Missouri governor signs school safety bill

Missouri students will have additional protections against school violence when they return to class this year, under a bill signed into law June 29 by Gov. Mel Carnahan.

The legislation, which becomes effective Aug. 28, expands the current ban on weapons in schools to include the entire campus, including playgrounds and activity facilities. Students who violate the law would be suspended for a year.

“School should be one of the safest places for our children,” Carnahan said. “Our students deserve to learn in an atmosphere free from fear.”

Carnahan said the legislation expands school safety provisions included in the 1996 Safe Schools Act, but he said violent attacks at schools in Colorado, Arkansas, Kentucky, and Oregon showed the need to go further.

“We have sent the message before, and now we are sending it again—weapons and violence will not be tolerated in Missouri’s schools,” Carnahan said.

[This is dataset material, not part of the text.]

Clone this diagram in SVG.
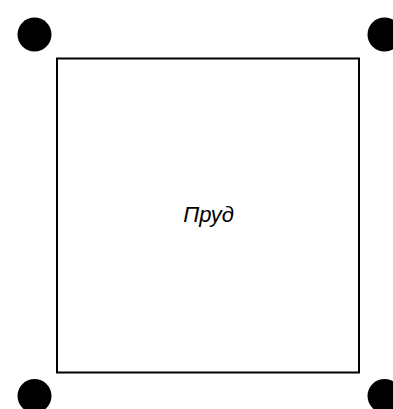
<svg xmlns="http://www.w3.org/2000/svg" width="393" height="409" viewBox="0 0 393 409">
<style>
.pt{fill:#000}
.pond{fill:#fff;stroke:#000;stroke-width:2}
.lbl{font-family:"Liberation Sans",Arial,sans-serif;font-style:italic;font-size:22px;fill:#000}
</style>
<rect width="393" height="409" fill="#fff"/>
<g id="corner-tl"><circle class="pt" cx="34.5" cy="34.5" r="17"/></g>
<g id="corner-tr"><circle class="pt" cx="384.5" cy="34.5" r="17"/></g>
<g id="corner-bl"><circle class="pt" cx="34.5" cy="396" r="17"/></g>
<g id="corner-br"><circle class="pt" cx="384.5" cy="396" r="17"/></g>
<g id="pond">
<rect class="pond" x="57" y="58.5" width="302" height="314"/>
<text class="lbl" x="208.5" y="221.5" text-anchor="middle">Пруд</text>
</g>
<g id="connectors"/>
</svg>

Last year, amid the rash of school shootings around the country, Carnahan created a task force to produce recommendations on safety in Missouri schools. The law is the result of the task force’s recommendations.

The law also expands funding for anti-violence programs, and it establishes a four-year competitive grant program to create or expand suicide prevention programs. The grant program will begin July 1, 2001.

Parents or guardians will have to sign sworn statements that an incoming student has not been expelled or suspended from any school for incidents involving weapons, violence, or drugs.

Schools also will be responsible for reporting the rates, durations, and reasons for student expulsions of 10 or more days.

Another provision of the bill creates the felony crime of making a terrorist threat. Bomb threats plagued many districts in Missouri last year.

All Jefferson City public schools were evacuated in September after the school district received a bomb threat related to a legislative debate on abortion.